PYD denilen örgütün kimlerle işbirliği yaparken sergilediği ilginç ahlâkî zikzaklar ortada iken... Ve Amerikan bombardımanlarıyla ‘zafer‘ kazanmaktan meded uman ve sonunda da o kurtarmayı düşündüğü yeniden Baaas rejiminin emrine vermek durumunda kalacaklarını bile düşünemeyen bir örgüt..

Tekrar edelim, orada, Kobani’de silahsız, savunmasız sivil insanlar yok.. Sivil halkın 200 binden fazlası Türkiye’ye sığındı.. Suriye’de savunmasız durumda olan, bütün örgütsüz halk  kitleleri.. Hangi etnik, dinî veya mezhebî gruba aid olursa olsun..

Bu arada, Türkiye’ye getirilip bir hastahanede tedavi edilmekte olan bir yaralı kızın beyanı da ilginçti..

‘Ben siperdeydim.. Âniden karşıma bir IŞİD’çi çıkıverdi.

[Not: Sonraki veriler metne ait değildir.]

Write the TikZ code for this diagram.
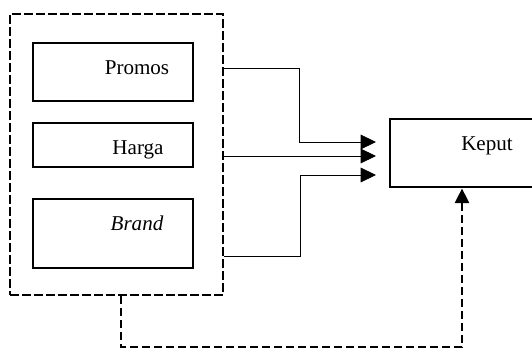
\documentclass[tikz,border=0pt]{standalone}
\usepackage{fontspec}
\setmainfont{Liberation Serif}
\usetikzlibrary{arrows.meta,fit}

\begin{document}
\begin{tikzpicture}[x=0.75pt,y=-0.75pt,
  box/.style={draw,line width=2.2pt,inner sep=0pt},
  groupbox/.style={draw,line width=2pt,inner sep=0pt,dash pattern=on 6.5pt off 2.5pt},
  label/.style={anchor=base,inner sep=0pt,font=\fontsize{15.8}{19}\selectfont},
  conn/.style={line width=0.6pt,-{Triangle[length=11.5pt,width=11pt]}},
  feedback/.style={line width=2.2pt,dash pattern=on 6pt off 3pt,
    -{Triangle[length=11pt,width=10.5pt]}}]
  \useasboundingbox (0,0) rectangle (532,349);
  \clip (0,0) rectangle (532,349);

  % grouped factors
  \node (grp) [groupbox, fit={(10,14)(223,295)}] {};
  \node (promos) [box, fit={(33,43)(193,101)}] {};
  \node (harga)  [box, fit={(33,123)(193,167)}] {};
  \node (brand)  [box, fit={(33,199)(193,268)}] {};
  \node (tpromos) [label] at (137,75) {Promos};
  \node (tharga)  [label] at (138,155) {Harga};
  \node (tbrand)  [label] at (137,231) {\itshape Brand};

  % decision box
  \node (keput) [box, fit={(390,119)(560,187)}] {};
  \node (tkeput) [label] at (487,151) {Keput};

  % connector heights and arrow tips
  \coordinate (y1) at (0,68);
  \coordinate (y2) at (0,156);
  \coordinate (y3) at (0,256);
  \coordinate (t1) at (376,142);
  \coordinate (t2) at (376,156);
  \coordinate (t3) at (376,175);

  \draw[conn] (grp.east |- y1) -| (299,142) -- (t1);
  \draw[conn] (grp.east |- y2) -- (t2);
  \draw[conn] (grp.east |- y3) -| (300,175) -- (t3);

  % feedback path from the group to the decision
  \coordinate (fx) at (121,0);
  \coordinate (kx) at (462,0);
  \draw[feedback] (grp.south -| fx) -- (121,347) -- (462,347) -- (keput.south -| kx);
\end{tikzpicture}
\end{document}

Ben hemen‚‘Biji Apo!..‘ diye, o da ‘Allah‘u Ekber!‘ diyerek birbirimizin üzerine boşalttık şarjörleri.. Onu bilmiyorum,  beni buraya hastahaneye getirdiler..‘

Böyleyken.. Hattâ kendilerini ’müslüman’ olarak niteleyen nicelerinin bile, sırf etnik hassasiyet adına kurulan bu tuzağa düşmelerine ne demeli?

Resul-i Ekrem (S)’in, ümmetinin bir zaman gelip, birbirlerini yardıma çağırırken, (Yâ ey-yuhel’ muslimûn..) diye seslenmeyip, (Ey Kâhtanoğlulları, ey Yemame oğulları, eyy.. Filanlar..) diye kavim ve kabilelerine göre çağırmalarının büyük bir felaket ve musibet olacağını bildiren kutlu sözünden ne kadar da uzağız. Çünkü orada artık hakk ve adâlet değil, kan ve soy bağı, devreye girmekte, hakk ve adâlet anlayışının ve ölçüsünün yerini İslam açısından itibar edilmemesi gereken ölçüler almaya başlamaktadır.